The team ran into a challenge comparing the same structure between two different cells. Even though the cells under study were genetically identical and reared in the same laboratory environment, their shapes varied substantially. The scientists realised that it would be impossible to compare the position of structure A in two different cells if one cell was short and blobby and the other was long and pear-shaped. Thus, they put numbers on those stubby blobs and elongated pears.

Using computational analyses, the team developed what they call a “shape space” that objectively described each stem cell’s external shape. That shape space includes eight different dimensions of shape variation, things like height, volume, elongation, and the aptly described “pear-ness” and “bean-ness.” The scientists could then compare apples to apples (or beans to beans), looking at organisation of cellular structures inside all similarly shaped cells.

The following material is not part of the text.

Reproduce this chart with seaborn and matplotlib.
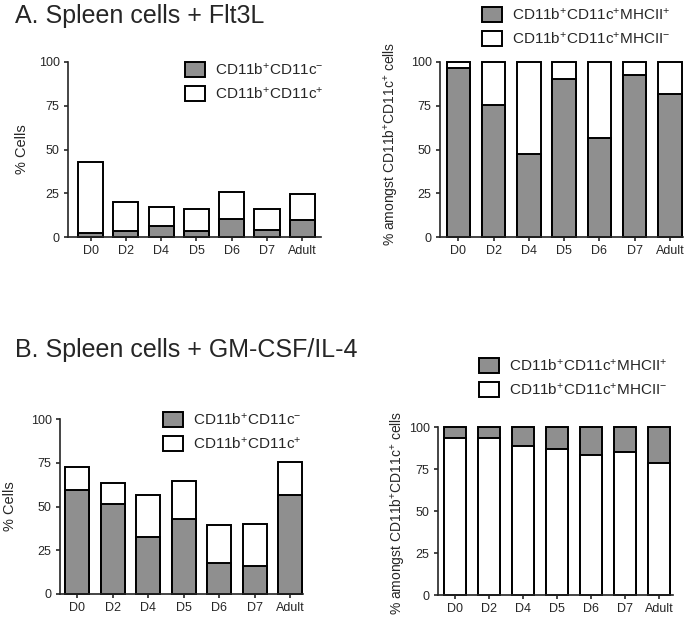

“We know that in biology, shape and function are interrelated, and understanding cell shape is important to understand how the cells function,”  Senior Scientist Dr Matheus Viana added.

 “We have come up with a framework that allows us to measure a cell’s shape, and the moment you do that you can find cells that are similar shapes, and for those cells you can then look inside and see how everything is arranged.”

When the team looked at the position of the 25 highlighted structures, comparing those structures in groups of cells with similar shapes, they found that all the cells set up shop in remarkably similar ways. Despite the massive variations in cell shape, their internal organisation was strikingly consistent.

Finding deviations could give scientists important information about how cells change when they transition from stationary to mobile, are getting ready to divide, or about what goes wrong at the microscopic level in disease.

The researchers looked at two variations in their dataset — cells at the edges of colonies of cells, and cells that were undergoing division to create new daughter cells, a process known as mitosis. In these two states, the scientists were able to find changes in internal organization correlating to the cells’ different environments or activities.

Dr Ru Gunawardane, Executive Director of the Allen Institute for Cell Science, concluded “What I’m truly excited about is how we and others in the community can now build on this and ask questions about cell biology that we could never ask before.”